(Goal):
Copy nothing but the stretch that opens with the line containing "Write a component" and closes with the line containing "import * as". Keep pictures out.

╭─ Information shown

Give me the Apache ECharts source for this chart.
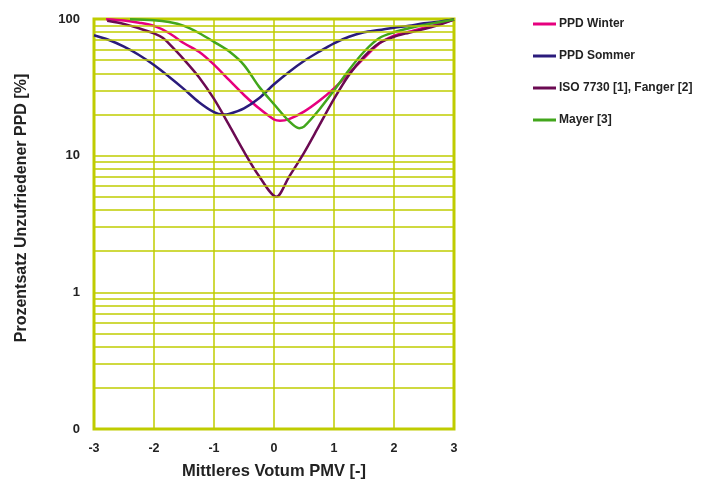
<!DOCTYPE html>
<html>
<head>
<meta charset="utf-8">
<script src="https://cdn.jsdelivr.net/npm/echarts@6/dist/echarts.min.js"></script>
<style>html,body{margin:0;padding:0;background:#fff}#c{width:707px;height:480px}</style>
</head>
<body>
<div id="c"></div>
<script>
const seriesNames = ['PPD Winter', 'PPD Sommer', 'ISO 7730 [1], Fanger [2]', 'Mayer [3]'];
const winterData = [[-2.8,99.5],[-2.5,97.5],[-2.25,94],[-2,89],[-1.75,79],[-1.5,66.4],[-1.25,57.5],[-1,46.3],[-0.75,35.8],[-0.5,27.8],[-0.25,22.2],[0,18.4],[0.1,18],[0.25,18.5],[0.5,21],[0.75,25.1],[1,31.1],[1.25,40],[1.5,51.7],[1.75,66],[2,75.5],[2.25,80.7],[2.5,86.4],[2.75,91.9],[3,99]];
const sommerData = [[-3,76],[-2.75,70.2],[-2.5,62.7],[-2.25,54.5],[-2,46],[-1.75,37.8],[-1.5,30.7],[-1.25,24.6],[-1,20.8],[-0.85,20],[-0.75,20.2],[-0.5,22.2],[-0.25,26.3],[0,33.3],[0.25,41],[0.5,49.3],[0.75,57.6],[1,66.4],[1.25,74.2],[1.5,80],[1.75,83],[2,86.4],[2.25,89.3],[2.5,93],[2.75,95.5],[3,99]];
const isoData = [[-2.78,97],[-2.5,92],[-2.25,85.5],[-2,78.5],[-1.85,72.5],[-1.75,66],[-1.5,50.5],[-1.25,37.5],[-1,26],[-0.75,16.8],[-0.5,10.7],[-0.25,7.1],[0.04,5],[0.25,7],[0.5,10.5],[0.75,16.5],[1,26],[1.25,38.9],[1.5,53],[1.75,66.4],[2,74.2],[2.25,79.4],[2.5,84.5],[2.75,90.4],[3,99]];
const mayerData = [[-2.4,99.5],[-2,98],[-1.75,95],[-1.5,89],[-1.25,79],[-1,68],[-0.75,58],[-0.5,46],[-0.25,32],[0,23.8],[0.25,17.9],[0.42,15.9],[0.5,16.3],[0.75,21.6],[1,30],[1.25,42.4],[1.5,57.6],[1.75,72.3],[2,80],[2.25,85.5],[2.5,90.4],[2.75,94.6],[3,99]];
const minorGridValues = [0.2,0.3,0.4,0.5,0.6,0.7,0.8,0.9,2,3,4,5,6,7,8,9,20,30,40,50,60,70,80,90];
const xTicks = [-3,-2,-1,0,1,2,3];

const gridColor = '#bfcc00';
const colors = ['#e6007e', '#2a1b7c', '#6b0a52', '#42a61c'];
const font = 'Liberation Sans, Arial, sans-serif';

const chart = echarts.init(document.getElementById('c'), null, {renderer:'canvas'});
const dataSets = [winterData, sommerData, isoData, mayerData];
const series = [{
  name: 'grid',
  type: 'line',
  data: [],
  z: 1,
  silent: true,
  markLine: {
    silent: true,
    symbol: ['none','none'],
    label: {show:false},
    lineStyle: {color: gridColor, width: 1.5, type: 'solid'},
    data: minorGridValues.map(v => ({yAxis: v}))
  }
}];
dataSets.forEach((d, i) => {
  series.push({
    name: seriesNames[i],
    type: 'line',
    data: d,
    smooth: 0.3,
    showSymbol: false,
    symbol: 'none',
    z: 3,
    lineStyle: {color: colors[i], width: 2.5},
    itemStyle: {color: colors[i]}
  });
});

chart.setOption({
  animation: false,
  backgroundColor: '#fff',
  grid: {left: 94, right: 253, top: 19, bottom: 51, show: true, borderColor: gridColor, borderWidth: 3, outerBoundsMode: 'none', containLabel: false},
  legend: {
    data: seriesNames,
    orient: 'vertical',
    left: 528,
    top: 13,
    itemGap: 20,
    itemWidth: 23,
    itemHeight: 3,
    icon: 'rect',
    textStyle: {fontFamily: font, fontWeight: 'bold', fontSize: 12, color: '#222', padding: [0,0,0,-2]}
  },
  xAxis: {
    type: 'value', min: -3, max: 3, interval: 1,
    name: 'Mittleres Votum PMV [-]',
    nameLocation: 'middle', nameGap: 34,
    nameTextStyle: {fontFamily: font, fontWeight: 'bold', fontSize: 16.5, color: '#222'},
    axisLine: {show: false},
    axisTick: {show: false},
    axisLabel: {fontFamily: font, fontWeight: 'bold', fontSize: 12.5, color: '#222', margin: 13,
      formatter: v => xTicks.includes(v) ? String(v) : ''},
    splitLine: {show: true, lineStyle: {color: gridColor, width: 1.5}}
  },
  yAxis: {
    type: 'log', logBase: 10, min: 0.1, max: 100,
    name: 'Prozentsatz Unzufriedener PPD [%]',
    nameLocation: 'middle', nameGap: 64, nameRotate: 90,
    nameTextStyle: {fontFamily: font, fontWeight: 'bold', fontSize: 16, color: '#222', padding: [0,0,0,32]},
    axisLine: {show: false},
    axisTick: {show: false},
    axisLabel: {fontFamily: font, fontWeight: 'bold', fontSize: 13, color: '#222', margin: 14,
      formatter: v => (Math.abs(v - 0.1) < 1e-9 ? '0' : String(Math.round(v)))},
    splitLine: {show: true, lineStyle: {color: gridColor, width: 1.5}}
  },
  series: series
});
</script>
</body>
</html>
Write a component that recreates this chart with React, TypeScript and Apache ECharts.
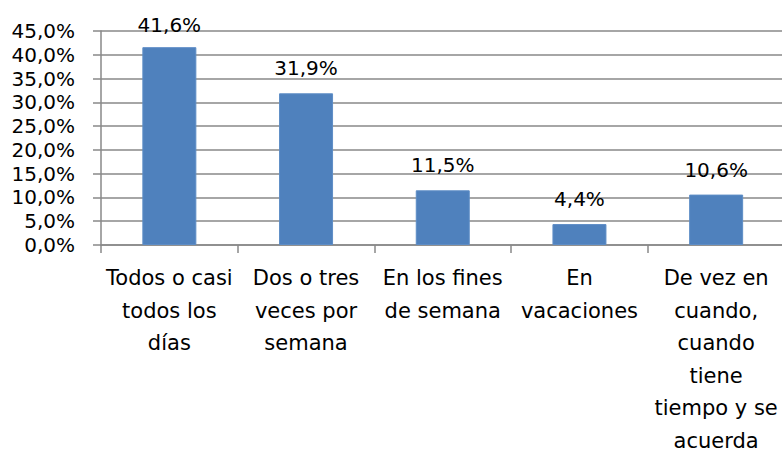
import React, { useEffect, useRef } from "react";
import * as echarts from "echarts";

const categories: string[] = [
  "Todos o casi\ntodos los\ndías",
  "Dos o tres\nveces por\nsemana",
  "En los fines\nde semana",
  "En\nvacaciones",
  "De vez en\ncuando,\ncuando\ntiene\ntiempo y se\nacuerda",
];
const values: number[] = [41.6, 31.9, 11.5, 4.4, 10.6];
const yMin = 0;
const yMax = 45;
const yInterval = 5;

const fmt = (v: number) => v.toFixed(1).replace(".", ",") + "%";

const FONT = "DejaVu Sans";
const GRAY = "#898989";

export default function App() {
  const ref = useRef<HTMLDivElement>(null);
  useEffect(() => {
    if (!ref.current) return;
    const chart = echarts.init(ref.current, undefined, { renderer: "svg" });
    chart.setOption({
      animation: false,
      backgroundColor: "#ffffff",
      grid: {
        left: 101,
        top: 31,
        width: 683.5,
        height: 214,
        containLabel: false,
        outerBoundsMode: "none",
      },
      xAxis: {
        type: "category",
        data: categories,
        axisLine: { show: true, lineStyle: { color: GRAY, width: 1.5 } },
        axisTick: { show: true, length: 8, lineStyle: { color: GRAY, width: 1.5 } },
        axisLabel: {
          interval: 0,
          margin: 17,
          color: "#000",
          fontFamily: FONT,
          fontSize: 21,
          lineHeight: 32.5,
          align: "center",
        },
      },
      yAxis: {
        type: "value",
        min: yMin,
        max: yMax,
        interval: yInterval,
        axisLine: { show: true, lineStyle: { color: GRAY, width: 1.5 } },
        axisTick: { show: true, length: 8, lineStyle: { color: GRAY, width: 1.5 } },
        splitLine: { show: true, lineStyle: { color: GRAY, width: 1.5 } },
        axisLabel: {
          margin: 26,
          color: "#000",
          fontFamily: FONT,
          fontSize: 20,
          formatter: (v: number) => fmt(v),
        },
      },
      series: [
        {
          type: "bar",
          data: values.map((v, i) => (i === 0 ? { value: v, label: { distance: 12 } } : v)),
          barWidth: 54,
          itemStyle: { color: "#4F81BD", borderColor: "#5E8DC6", borderWidth: 1 },
          label: {
            show: true,
            position: "top",
            distance: 15,
            color: "#000",
            fontFamily: FONT,
            fontSize: 20,
            formatter: (p: any) => fmt(p.value),
          },
        },
      ],
    });
    return () => chart.dispose();
  }, []);
  return (
    <div
      ref={ref}
      style={{ position: "fixed", left: 0, top: 0, width: 782, height: 452, background: "#fff" }}
    />
  );
}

╰─

(Final result):
Write a component that recreates this chart with React, TypeScript and Apache ECharts.
import React, { useEffect, useRef } from "react";
import * as echarts from "echarts";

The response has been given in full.